▸ Direction: Wherever the word "this" shows up in a line, please copy that line.

[start of Working data]

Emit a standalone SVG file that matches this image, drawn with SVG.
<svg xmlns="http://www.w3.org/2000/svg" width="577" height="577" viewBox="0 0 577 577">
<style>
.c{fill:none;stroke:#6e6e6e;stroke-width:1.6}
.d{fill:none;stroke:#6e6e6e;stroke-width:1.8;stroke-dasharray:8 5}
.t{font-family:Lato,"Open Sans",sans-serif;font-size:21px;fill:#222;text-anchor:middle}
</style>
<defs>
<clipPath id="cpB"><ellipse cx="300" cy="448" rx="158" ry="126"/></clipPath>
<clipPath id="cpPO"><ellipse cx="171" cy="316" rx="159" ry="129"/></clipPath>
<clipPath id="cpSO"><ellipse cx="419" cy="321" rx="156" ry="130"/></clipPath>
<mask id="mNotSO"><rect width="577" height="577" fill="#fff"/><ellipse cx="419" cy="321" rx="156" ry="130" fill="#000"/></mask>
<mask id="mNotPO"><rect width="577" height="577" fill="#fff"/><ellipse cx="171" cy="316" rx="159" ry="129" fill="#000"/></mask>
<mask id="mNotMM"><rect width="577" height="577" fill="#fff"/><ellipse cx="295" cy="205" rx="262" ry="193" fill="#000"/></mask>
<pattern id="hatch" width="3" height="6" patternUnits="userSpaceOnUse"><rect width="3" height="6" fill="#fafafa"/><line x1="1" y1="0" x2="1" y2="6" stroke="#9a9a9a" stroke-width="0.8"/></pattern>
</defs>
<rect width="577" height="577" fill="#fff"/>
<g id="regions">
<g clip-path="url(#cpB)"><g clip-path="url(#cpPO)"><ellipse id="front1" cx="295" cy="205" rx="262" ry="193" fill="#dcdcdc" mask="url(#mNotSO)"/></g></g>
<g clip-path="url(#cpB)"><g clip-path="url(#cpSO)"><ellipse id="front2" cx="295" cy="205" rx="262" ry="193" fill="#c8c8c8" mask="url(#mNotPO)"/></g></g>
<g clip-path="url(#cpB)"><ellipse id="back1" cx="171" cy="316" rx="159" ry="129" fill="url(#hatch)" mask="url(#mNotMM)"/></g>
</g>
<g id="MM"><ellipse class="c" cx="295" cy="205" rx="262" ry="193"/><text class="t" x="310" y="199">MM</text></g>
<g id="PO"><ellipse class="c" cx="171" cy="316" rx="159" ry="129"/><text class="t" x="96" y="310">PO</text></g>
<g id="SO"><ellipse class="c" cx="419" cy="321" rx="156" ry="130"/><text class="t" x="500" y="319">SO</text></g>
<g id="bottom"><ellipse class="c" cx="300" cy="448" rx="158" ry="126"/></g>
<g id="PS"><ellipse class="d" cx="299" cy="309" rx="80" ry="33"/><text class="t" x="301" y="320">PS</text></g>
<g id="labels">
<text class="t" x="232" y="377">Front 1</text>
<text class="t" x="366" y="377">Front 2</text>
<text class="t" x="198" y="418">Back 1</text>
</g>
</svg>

[end of Working data]
[start of Working data]

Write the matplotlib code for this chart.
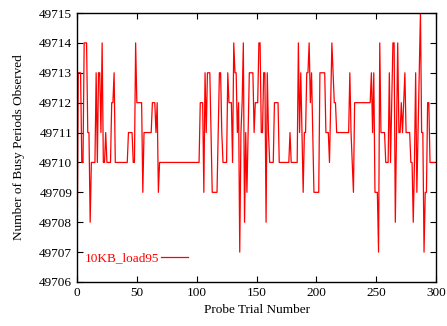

[end of Working data]

▸ Worked solution:
Emit a standalone SVG file that matches this image, drawn with SVG.
Write the matplotlib code for this chart.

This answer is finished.